CC Photo courtesy of g4ll4is on Flickr
The recent EU court’s ruling on the “right to be forgotten” is an interesting wrinkle in the debates around privacy and public information in the world of cyber-connection. Even those who have carefully guarded what information they have “put out there” can find that information related to their name or face exists online and can be mined and redistributed in any number of ways. While the EU just forced Google to institute a procedure for removing items from the “results” for searches originating in Europe (Google.fr and google.de), they were not forced to delete those items from their “repositiory” of sites. Those who were hoping to have the request option for the US version of Google are out of luck; no court has forced Google to do this for US yet. However, if you want to clean up your “international image”, Jill Scharr’s helpful blog entry has more info on doing that.
Google does offer a procedure to remove “outdated” content. It may take some following-up with them (as the page suggests, since I guess they can take their time and/or refuse). You will also need to do this in conjunction with the webmaster of your site (if you are not your own webmaster).

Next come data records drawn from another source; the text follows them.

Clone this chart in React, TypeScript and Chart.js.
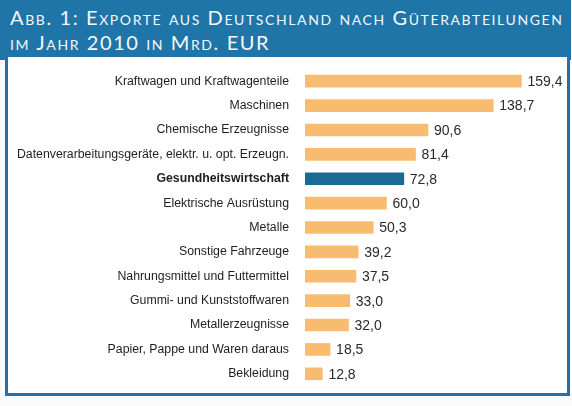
import React, { useEffect, useRef } from "react";
import { Chart, registerables } from "chart.js";

Chart.register(...registerables);

const categories: string[] = [
  "Kraftwagen und Kraftwagenteile",
  "Maschinen",
  "Chemische Erzeugnisse",
  "Datenverarbeitungsgeräte, elektr. u. opt. Erzeugn.",
  "Gesundheitswirtschaft",
  "Elektrische Ausrüstung",
  "Metalle",
  "Sonstige Fahrzeuge",
  "Nahrungsmittel und Futtermittel",
  "Gummi- und Kunststoffwaren",
  "Metallerzeugnisse",
  "Papier, Pappe und Waren daraus",
  "Bekleidung",
];

const values: number[] = [159.4, 138.7, 90.6, 81.4, 72.8, 60.0, 50.3, 39.2, 37.5, 33.0, 32.0, 18.5, 12.8];

const highlightLabel = "Gesundheitswirtschaft";

const titleLine1 = "Abb. 1: Exporte aus Deutschland nach Güterabteilungen";
const titleLine2 = "im Jahr 2010 in Mrd. EUR";

const ORANGE = "#f8bc70";
const TEAL = "#1b6a94";

const valueLabelPlugin = {
  id: "valueLabels",
  afterDatasetsDraw(chart: any) {
    const ctx = chart.ctx;
    const meta = chart.getDatasetMeta(0);
    ctx.save();
    ctx.font = "14px 'Liberation Sans', Arial, sans-serif";
    ctx.fillStyle = "#2a2a2a";
    ctx.textAlign = "left";
    ctx.textBaseline = "middle";
    meta.data.forEach((bar: any, i: number) => {
      const v = values[i];
      const txt = v.toFixed(1).replace(".", ",");
      ctx.fillText(txt, bar.x + 6, bar.y + 1);
    });
    ctx.restore();
  },
};

export default function App() {
  const canvasRef = useRef<HTMLCanvasElement | null>(null);

  useEffect(() => {
    if (!canvasRef.current) return;
    const chart = new Chart(canvasRef.current, {
      type: "bar",
      data: {
        labels: categories,
        datasets: [
          {
            data: values,
            backgroundColor: categories.map((c) => (c === highlightLabel ? TEAL : ORANGE)),
            barThickness: 12,
            borderWidth: 0,
          },
        ],
      },
      options: {
        indexAxis: "y",
        animation: false,
        responsive: false,
        maintainAspectRatio: false,
        layout: { padding: { top: 12, bottom: 7, left: 0, right: 0 } },
        plugins: {
          legend: { display: false },
          tooltip: { enabled: false },
          title: { display: false },
        },
        scales: {
          x: {
            display: false,
            min: 0,
            max: 193,
          },
          y: {
            afterFit: (scale: any) => {
              scale.width = 297;
              scale.paddingTop = 0;
              scale.paddingBottom = 0;
            },
            grid: { display: false, drawTicks: false },
            border: { display: false },
            ticks: {
              padding: 16,
              color: "#1e1e1e",
              font: (ctx: any) => {
                const lbl = categories[ctx.index];
                return {
                  family: "'Liberation Sans', Arial, sans-serif",
                  size: 12.3,
                  weight: lbl === highlightLabel ? "bold" : "normal",
                };
              },
            },
          },
        },
      },
      plugins: [valueLabelPlugin],
    } as any);
    return () => chart.destroy();
  }, []);

  return (
    <div
      style={{
        position: "fixed",
        left: 0,
        top: 0,
        width: 572,
        height: 406,
        background: "#fbfbfb",
        overflow: "hidden",
      }}
    >
      <div
        style={{
          position: "absolute",
          left: 0,
          top: 0,
          width: 571,
          height: 60,
          background: "#1f74a8",
          color: "#f4f8fb",
          fontFamily: "Lato, 'Open Sans', sans-serif",
          fontVariant: "small-caps",
          fontSize: 20,
          letterSpacing: 1.6,
          lineHeight: "25px",
          paddingLeft: 10,
          paddingTop: 5,
          boxSizing: "border-box",
          whiteSpace: "nowrap",
        }}
      >
        <div>{titleLine1}</div>
        <div>{titleLine2}</div>
      </div>
      <div
        style={{
          position: "absolute",
          left: 5,
          top: 57,
          width: 565,
          height: 339,
          border: "3px solid #2470ad",
          borderTop: "none",
          background: "#ffffff",
          boxSizing: "border-box",
        }}
      >
        <canvas ref={canvasRef} width={559} height={336} style={{ display: "block", position: "absolute", left: 0, top: 0 }} />
      </div>
    </div>
  );
}
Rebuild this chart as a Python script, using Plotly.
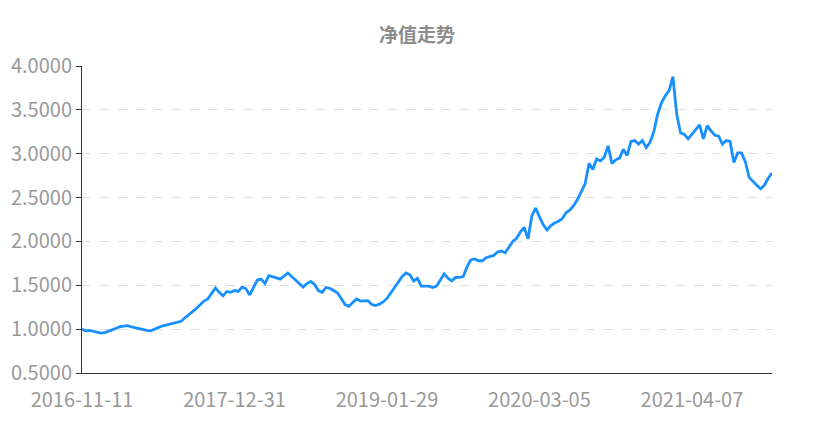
import plotly.graph_objects as go

# 净值, evenly spaced along the category axis
nav = [
    1.00, 0.98, 0.985, 0.975, 0.97, 0.955, 0.96, 0.975, 0.99, 1.01,
    1.03, 1.035, 1.04, 1.025, 1.015, 1.00, 0.995, 0.985, 0.98, 1.00,
    1.02, 1.035, 1.045, 1.055, 1.065, 1.075, 1.09, 1.13, 1.17, 1.20,
    1.235, 1.28, 1.32, 1.345, 1.41, 1.47, 1.42, 1.38, 1.43, 1.42,
    1.44, 1.43, 1.48, 1.46, 1.39, 1.48, 1.56, 1.57, 1.52, 1.61,
    1.60, 1.585, 1.57, 1.61, 1.64, 1.60, 1.565, 1.52, 1.48, 1.52,
    1.545, 1.51, 1.44, 1.42, 1.475, 1.465, 1.44, 1.415, 1.35, 1.28,
    1.26, 1.30, 1.345, 1.32, 1.32, 1.325, 1.28, 1.27, 1.285, 1.31,
    1.35, 1.41, 1.48, 1.54, 1.60, 1.64, 1.62, 1.55, 1.58, 1.49,
    1.49, 1.49, 1.475, 1.49, 1.56, 1.63, 1.58, 1.55, 1.59, 1.59,
    1.60, 1.71, 1.79, 1.80, 1.78, 1.78, 1.815, 1.83, 1.84, 1.88,
    1.89, 1.87, 1.94, 2.00, 2.035, 2.11, 2.16, 2.03, 2.29, 2.38,
    2.28, 2.19, 2.13, 2.18, 2.21, 2.23, 2.26, 2.33, 2.36, 2.41,
    2.48, 2.57, 2.66, 2.89, 2.82, 2.94, 2.92, 2.96, 3.09, 2.89,
    2.93, 2.95, 3.05, 2.98, 3.14, 3.15, 3.11, 3.15, 3.07, 3.13,
    3.25, 3.45, 3.58, 3.66, 3.72, 3.88, 3.45, 3.24, 3.22, 3.17,
    3.22, 3.27, 3.33, 3.17, 3.32, 3.26, 3.21, 3.20, 3.11, 3.15,
    3.14, 2.90, 3.01, 3.01, 2.91, 2.73, 2.68, 2.64, 2.60, 2.64,
    2.72, 2.78,
]
date_labels = ['2016-11-11', '2017-12-31', '2019-01-29', '2020-03-05', '2021-04-07']
label_step = 40

idx = list(range(len(nav)))

fig = go.Figure()
fig.add_trace(go.Scatter(
    x=idx,
    y=nav,
    mode='lines',
    line=dict(color='#1890ff', width=2.8),
    name='净值',
    hovertemplate='%{y:.4f}<extra></extra>',
))

# the page body adds 8px, so margins are trimmed by that much
fig.update_layout(
    width=818,
    height=423,
    margin=dict(l=74, r=54, t=58, b=58, autoexpand=False),
    paper_bgcolor='white',
    plot_bgcolor='white',
    showlegend=False,
    font=dict(family='Noto Sans CJK SC, sans-serif', color='#999999'),
    title=dict(
        text='<b>净值走势</b>',
        x=0.5, xanchor='center',
        y=0.935, yanchor='middle',
        font=dict(size=19, color='#8c8c8c'),
    ),
)
fig.update_xaxes(
    range=[0, len(nav) - 1],
    tickmode='array',
    tickvals=[i * label_step for i in range(len(date_labels))],
    ticktext=date_labels,
    tickfont=dict(size=20, color='#999999'),
    ticklabelstandoff=9,
    showgrid=False,
    zeroline=False,
    showline=True,
    linecolor='#333333',
    linewidth=1,
    ticks='',
    automargin=False,
)
fig.update_yaxes(
    range=[0.5, 4.0],
    tickvals=[0.5, 1.0, 1.5, 2.0, 2.5, 3.0, 3.5, 4.0],
    tickformat='.4f',
    tickfont=dict(size=20, color='#999999'),
    showgrid=True,
    gridcolor='#dddddd',
    griddash='dash',
    zeroline=False,
    showline=True,
    linecolor='#333333',
    linewidth=1,
    ticks='outside',
    ticklen=5,
    tickcolor='#333333',
    automargin=False,
)

fig.write_html('out.html')
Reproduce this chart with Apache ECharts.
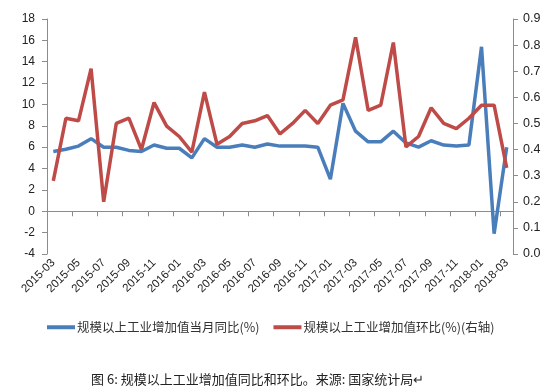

In the short-run, you can delete passages or pages on your site; however, since they were indexed by Google shortly after you “published” them, they would still show up in a google search. The old/deleted materials will “sink down” in the search-results as more people click on your more recent materials. Your best bet in the interim, is to make old content “private”, and use either text-links to let people know that there is a more current page with a link to new info and/or implement a re-direct URL to the now-current information….an inelegant solution until the google request is acknowledged, but a quick and dirty solution for the time-being.